Reflecting the Past Year
My time in the coding class has definitely proven to be fun and educational. I learned a plethora of concepts and went from a novice to an intermediate programmer. In addition to becoming more skilled technically, I have also developed my “soft” skills and shall demonstrate how I’ve done so through the following questions.
Here is an overview of questions that I will be answering:
- When was a time when you had to ask for help?
- Tell me about a time you had to deal with a difficult colleague. How did you communicate with the colleague effectively?
- Describe a situation in which you met a major obstacle in order to complete a project. How did you deal with it? What steps did you take?
- Describe a situation in which you felt you had not communicated well enough. What did you do? How did you handle it?
- How would you explain a term to someone from a different discipline?
The following answers will correspond to the question numbers.

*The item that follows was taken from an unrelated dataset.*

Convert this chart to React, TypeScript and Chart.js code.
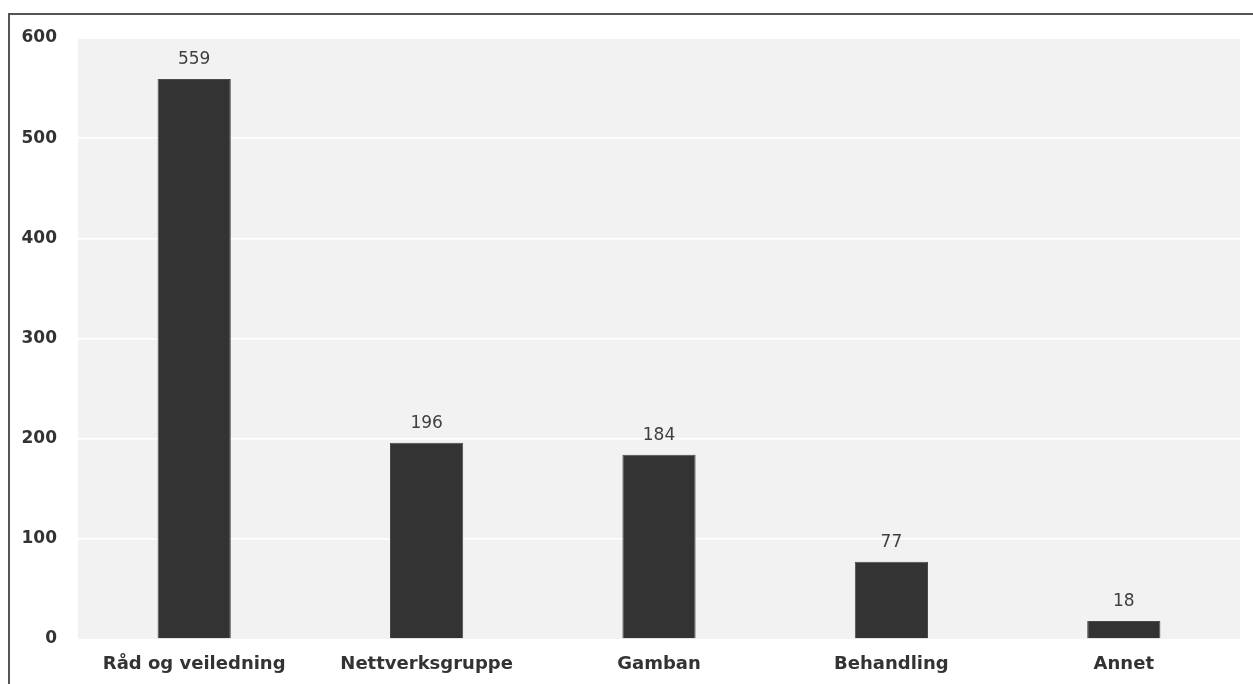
import React, { useEffect, useRef } from "react";
import { Chart, registerables } from "chart.js";

Chart.register(...registerables);

const categories = ["Råd og veiledning", "Nettverksgruppe", "Gamban", "Behandling", "Annet"];
const values = [559, 196, 184, 77, 18];
const yTicks = [0, 100, 200, 300, 400, 500, 600];

const FONT = "'DejaVu Sans', sans-serif";

const framePlugin = {
  id: "frame",
  beforeDraw(chart: any) {
    const { ctx, chartArea } = chart;
    ctx.save();
    ctx.fillStyle = "#f2f2f2";
    ctx.fillRect(chartArea.left, chartArea.top + 1, chartArea.right - chartArea.left, chartArea.bottom - chartArea.top - 1);
    ctx.restore();
  },
  afterDraw(chart: any) {
    const { ctx, width, height } = chart;
    ctx.save();
    ctx.strokeStyle = "#555555";
    ctx.lineWidth = 2;
    ctx.beginPath();
    ctx.moveTo(9, height + 5);
    ctx.lineTo(9, 14);
    ctx.lineTo(width + 5, 14);
    ctx.stroke();
    ctx.restore();
  },
};

const labelPlugin = {
  id: "valueLabels",
  afterDatasetsDraw(chart: any) {
    const { ctx } = chart;
    const meta = chart.getDatasetMeta(0);
    ctx.save();
    ctx.fillStyle = "#404040";
    ctx.font = `400 17px ${FONT}`;
    ctx.textAlign = "center";
    ctx.textBaseline = "middle";
    meta.data.forEach((bar: any, i: number) => {
      ctx.fillText(String(values[i]), bar.x, bar.y - 19);
    });
    ctx.restore();
  },
};

export default function App() {
  const ref = useRef<HTMLCanvasElement>(null);
  useEffect(() => {
    if (!ref.current) return;
    const chart = new Chart(ref.current, {
      type: "bar",
      data: {
        labels: categories,
        datasets: [
          {
            data: values,
            backgroundColor: "#333333",
            borderColor: "#4a4a4a",
            borderWidth: 1,
            barPercentage: 0.315,
            categoryPercentage: 1,
          },
        ],
      },
      options: {
        responsive: false,
        animation: false,
        layout: { padding: { top: 38, right: 13, left: 0, bottom: 0 } },
        plugins: { legend: { display: false }, tooltip: { enabled: false } },
        scales: {
          x: {
            grid: { display: false, drawTicks: false },
            border: { display: false },
            ticks: {
              color: "#333333",
              font: { family: FONT, size: 18, weight: "bold" },
              padding: 15,
              maxRotation: 0,
            },
            afterFit(scale: any) {
              scale.height = 45;
            },
          },
          y: {
            min: 0,
            max: 600,
            afterBuildTicks(scale: any) {
              scale.ticks = yTicks.map((v) => ({ value: v }));
            },
            grid: {
              drawTicks: false,
              color: (c: any) => (c.tick && (c.tick.value === 0 || c.tick.value === 600) ? "rgba(0,0,0,0)" : "#ffffff"),
              lineWidth: 1.5,
            },
            border: { display: false },
            ticks: {
              color: "#333333",
              font: { family: FONT, size: 17, weight: "bold" },
              padding: 21,
            },
            afterFit(scale: any) {
              scale.width = 78;
            },
          },
        },
      },
      plugins: [framePlugin, labelPlugin],
    });
    return () => chart.destroy();
  }, []);
  return (
    <canvas
      ref={ref}
      width={1253}
      height={684}
      style={{ position: "fixed", left: 0, top: 0, width: 1253, height: 684, background: "#ffffff" }}
    />
  );
}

- In my past experiences, I haven’t worked with anyone difficult. However, if I did encounter such a person, I would do my best to try to talk to this person in a respectful manner. For example, if they had a problem with someone else, I’d talk to the both of them and have them resolve their issues maturely.
- A major obstacle I faced was fixing a ton of merge conflicts at once. To overcome it, I invested time into solving them and also asked for help to ensure that I wasn’t messing up our group’s project further. The first step I took was to see what the problem was, which was conflicting code. Then, I used GitHub’s web editor to find the conflicts and delete unnecessary things. I also made sure to communicate with my team to make sure I was keeping the right things. When I had to use the command line, I asked for help from my instructor because I didn’t know how to set it up at first. Finally, I was able to resolve all of the conflicts so that we could have a properly functioning project.
- I felt that I didn’t communicate enough during a scrum because I didn’t tell people what to work on and what our goal was. I solved this by holding another meeting so I could properly convey my thoughts. At other times, if I felt a message didn’t get across I would go to the person and explain my idea so that we could work on it together.
- First, I would try to assess how much they know about the discipline my term is from. For example, if I was explaining a coding term, I would try to simplify the term as much as possible by breaking it down and using vocabulary that I would have used to understand when first learning the concept. If the person still doesn’t understand, I’d try to give examples or relate it to their discipline.